(What you should do) Select, from the material below, each line with "this" in it.
start Data for the task
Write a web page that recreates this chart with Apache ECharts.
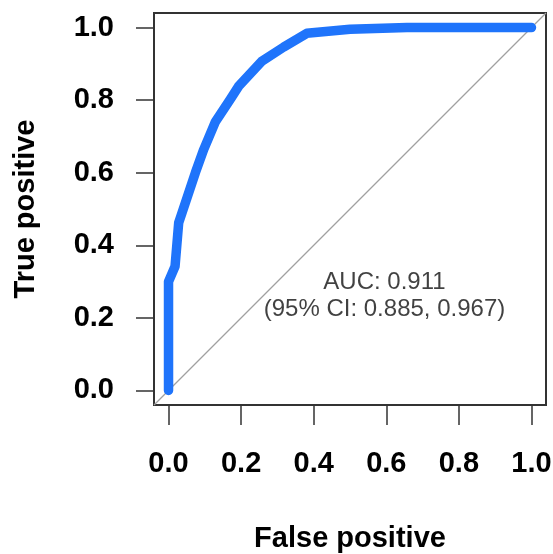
end Data for the task
start Data for the task
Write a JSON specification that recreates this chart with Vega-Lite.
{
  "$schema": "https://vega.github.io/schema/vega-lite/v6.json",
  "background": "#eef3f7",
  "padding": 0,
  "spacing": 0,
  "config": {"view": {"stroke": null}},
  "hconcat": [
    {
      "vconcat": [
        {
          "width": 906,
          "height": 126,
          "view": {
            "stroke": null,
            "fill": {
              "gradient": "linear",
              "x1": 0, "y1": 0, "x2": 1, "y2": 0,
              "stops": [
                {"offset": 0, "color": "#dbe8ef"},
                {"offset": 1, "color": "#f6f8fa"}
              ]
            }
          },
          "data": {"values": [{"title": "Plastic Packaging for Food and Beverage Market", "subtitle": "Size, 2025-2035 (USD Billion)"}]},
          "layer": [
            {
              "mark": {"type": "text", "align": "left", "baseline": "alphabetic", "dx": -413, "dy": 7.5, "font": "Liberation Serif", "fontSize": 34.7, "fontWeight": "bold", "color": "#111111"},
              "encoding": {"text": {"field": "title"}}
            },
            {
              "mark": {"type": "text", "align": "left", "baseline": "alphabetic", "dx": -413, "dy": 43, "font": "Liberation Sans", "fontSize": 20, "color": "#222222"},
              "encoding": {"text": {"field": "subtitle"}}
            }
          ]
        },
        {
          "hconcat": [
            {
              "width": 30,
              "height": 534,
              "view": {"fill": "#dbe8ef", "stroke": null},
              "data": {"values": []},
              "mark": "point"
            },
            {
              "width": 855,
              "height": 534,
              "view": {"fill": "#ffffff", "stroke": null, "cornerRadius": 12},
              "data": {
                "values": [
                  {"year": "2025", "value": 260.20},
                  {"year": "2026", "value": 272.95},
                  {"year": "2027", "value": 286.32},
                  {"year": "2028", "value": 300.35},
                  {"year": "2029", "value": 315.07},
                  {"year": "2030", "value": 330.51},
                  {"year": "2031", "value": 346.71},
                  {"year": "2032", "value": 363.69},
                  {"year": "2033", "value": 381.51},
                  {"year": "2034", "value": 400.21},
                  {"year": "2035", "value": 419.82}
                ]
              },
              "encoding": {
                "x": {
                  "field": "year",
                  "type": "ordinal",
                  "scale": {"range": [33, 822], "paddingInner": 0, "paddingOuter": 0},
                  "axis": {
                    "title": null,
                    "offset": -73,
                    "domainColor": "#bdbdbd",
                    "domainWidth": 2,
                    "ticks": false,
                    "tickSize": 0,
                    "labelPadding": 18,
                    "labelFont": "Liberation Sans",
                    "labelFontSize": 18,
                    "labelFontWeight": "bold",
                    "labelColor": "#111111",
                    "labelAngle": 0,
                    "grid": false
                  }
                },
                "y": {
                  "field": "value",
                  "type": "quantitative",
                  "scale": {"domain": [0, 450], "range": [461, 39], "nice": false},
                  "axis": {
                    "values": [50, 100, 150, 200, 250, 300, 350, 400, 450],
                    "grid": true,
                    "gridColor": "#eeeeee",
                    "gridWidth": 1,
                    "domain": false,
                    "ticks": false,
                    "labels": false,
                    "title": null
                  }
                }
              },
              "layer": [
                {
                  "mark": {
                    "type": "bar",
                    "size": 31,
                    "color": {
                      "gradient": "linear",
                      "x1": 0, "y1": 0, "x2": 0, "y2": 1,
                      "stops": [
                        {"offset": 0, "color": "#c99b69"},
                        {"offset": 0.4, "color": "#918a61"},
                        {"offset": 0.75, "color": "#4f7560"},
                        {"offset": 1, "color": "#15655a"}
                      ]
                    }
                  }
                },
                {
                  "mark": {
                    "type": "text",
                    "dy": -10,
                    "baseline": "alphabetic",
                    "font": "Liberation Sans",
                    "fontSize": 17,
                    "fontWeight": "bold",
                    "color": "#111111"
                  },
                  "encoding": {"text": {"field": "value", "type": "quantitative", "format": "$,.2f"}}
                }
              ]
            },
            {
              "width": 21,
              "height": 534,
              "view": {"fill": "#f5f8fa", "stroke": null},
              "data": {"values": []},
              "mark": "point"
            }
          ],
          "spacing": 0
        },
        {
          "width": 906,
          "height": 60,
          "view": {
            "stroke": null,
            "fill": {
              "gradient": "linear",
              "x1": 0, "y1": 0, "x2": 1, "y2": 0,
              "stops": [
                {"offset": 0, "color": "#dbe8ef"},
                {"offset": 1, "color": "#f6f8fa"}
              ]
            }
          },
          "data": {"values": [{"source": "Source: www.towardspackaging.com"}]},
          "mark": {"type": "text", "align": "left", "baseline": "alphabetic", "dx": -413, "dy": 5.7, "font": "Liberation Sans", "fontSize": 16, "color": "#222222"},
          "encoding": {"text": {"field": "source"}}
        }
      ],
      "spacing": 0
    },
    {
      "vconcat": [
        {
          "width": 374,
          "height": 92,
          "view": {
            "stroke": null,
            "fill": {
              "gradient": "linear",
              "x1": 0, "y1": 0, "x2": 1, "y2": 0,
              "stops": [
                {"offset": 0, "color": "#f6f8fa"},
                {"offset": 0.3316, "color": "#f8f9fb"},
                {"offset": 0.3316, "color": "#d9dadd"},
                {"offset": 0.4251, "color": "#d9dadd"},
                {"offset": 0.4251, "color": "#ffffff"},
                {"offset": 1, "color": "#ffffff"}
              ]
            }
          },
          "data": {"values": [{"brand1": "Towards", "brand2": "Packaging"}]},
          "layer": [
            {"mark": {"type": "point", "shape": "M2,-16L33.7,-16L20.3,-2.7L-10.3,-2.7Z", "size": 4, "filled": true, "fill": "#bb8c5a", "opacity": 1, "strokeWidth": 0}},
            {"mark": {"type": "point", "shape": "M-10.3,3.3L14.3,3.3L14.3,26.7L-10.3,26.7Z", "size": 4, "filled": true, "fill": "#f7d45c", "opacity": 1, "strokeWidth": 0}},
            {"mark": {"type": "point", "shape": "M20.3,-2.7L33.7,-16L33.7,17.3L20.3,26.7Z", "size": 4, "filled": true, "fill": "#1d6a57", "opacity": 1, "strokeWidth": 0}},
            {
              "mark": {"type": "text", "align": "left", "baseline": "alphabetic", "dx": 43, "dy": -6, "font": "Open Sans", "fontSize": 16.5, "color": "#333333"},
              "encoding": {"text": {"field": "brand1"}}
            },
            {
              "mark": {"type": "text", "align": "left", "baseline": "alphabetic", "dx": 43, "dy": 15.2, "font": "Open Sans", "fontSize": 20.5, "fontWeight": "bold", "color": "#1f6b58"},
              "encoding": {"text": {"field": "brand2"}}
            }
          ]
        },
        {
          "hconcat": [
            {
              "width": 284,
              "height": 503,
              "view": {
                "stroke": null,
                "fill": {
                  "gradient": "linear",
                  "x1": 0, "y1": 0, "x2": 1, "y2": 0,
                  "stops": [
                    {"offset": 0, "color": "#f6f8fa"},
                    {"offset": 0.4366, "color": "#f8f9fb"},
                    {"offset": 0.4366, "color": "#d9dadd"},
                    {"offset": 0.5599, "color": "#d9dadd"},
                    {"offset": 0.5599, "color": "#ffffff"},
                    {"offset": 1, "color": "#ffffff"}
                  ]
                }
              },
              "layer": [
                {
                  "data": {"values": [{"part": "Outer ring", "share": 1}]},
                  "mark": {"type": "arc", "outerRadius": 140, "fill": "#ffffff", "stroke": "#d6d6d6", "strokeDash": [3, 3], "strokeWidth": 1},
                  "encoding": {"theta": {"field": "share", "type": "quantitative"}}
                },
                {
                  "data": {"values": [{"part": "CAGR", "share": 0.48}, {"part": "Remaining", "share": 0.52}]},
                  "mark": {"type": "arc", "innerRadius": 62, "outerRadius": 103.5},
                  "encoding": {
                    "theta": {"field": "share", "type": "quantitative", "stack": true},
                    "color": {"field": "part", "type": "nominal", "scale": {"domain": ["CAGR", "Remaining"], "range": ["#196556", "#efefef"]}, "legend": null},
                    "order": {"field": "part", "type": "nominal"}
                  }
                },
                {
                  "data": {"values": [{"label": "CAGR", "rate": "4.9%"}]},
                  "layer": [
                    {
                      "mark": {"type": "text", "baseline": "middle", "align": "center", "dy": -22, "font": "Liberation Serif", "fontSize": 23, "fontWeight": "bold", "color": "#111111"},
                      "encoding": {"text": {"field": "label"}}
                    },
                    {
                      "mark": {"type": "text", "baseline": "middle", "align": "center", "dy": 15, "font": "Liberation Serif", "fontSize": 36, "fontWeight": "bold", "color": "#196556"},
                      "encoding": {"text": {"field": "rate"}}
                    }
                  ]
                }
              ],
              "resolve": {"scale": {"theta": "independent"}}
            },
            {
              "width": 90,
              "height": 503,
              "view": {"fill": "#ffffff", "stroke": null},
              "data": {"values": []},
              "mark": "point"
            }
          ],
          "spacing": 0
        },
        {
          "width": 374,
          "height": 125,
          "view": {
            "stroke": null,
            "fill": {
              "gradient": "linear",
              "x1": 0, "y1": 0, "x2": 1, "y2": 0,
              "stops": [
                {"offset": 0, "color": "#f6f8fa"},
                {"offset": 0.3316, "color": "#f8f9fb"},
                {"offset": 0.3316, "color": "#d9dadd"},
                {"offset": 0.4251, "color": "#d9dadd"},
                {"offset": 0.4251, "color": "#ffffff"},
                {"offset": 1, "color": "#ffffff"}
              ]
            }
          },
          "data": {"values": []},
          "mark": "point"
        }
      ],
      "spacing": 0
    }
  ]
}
end Data for the task
(Problem solution)
Write a web page that recreates this chart with Apache ECharts.
Write a JSON specification that recreates this chart with Vega-Lite.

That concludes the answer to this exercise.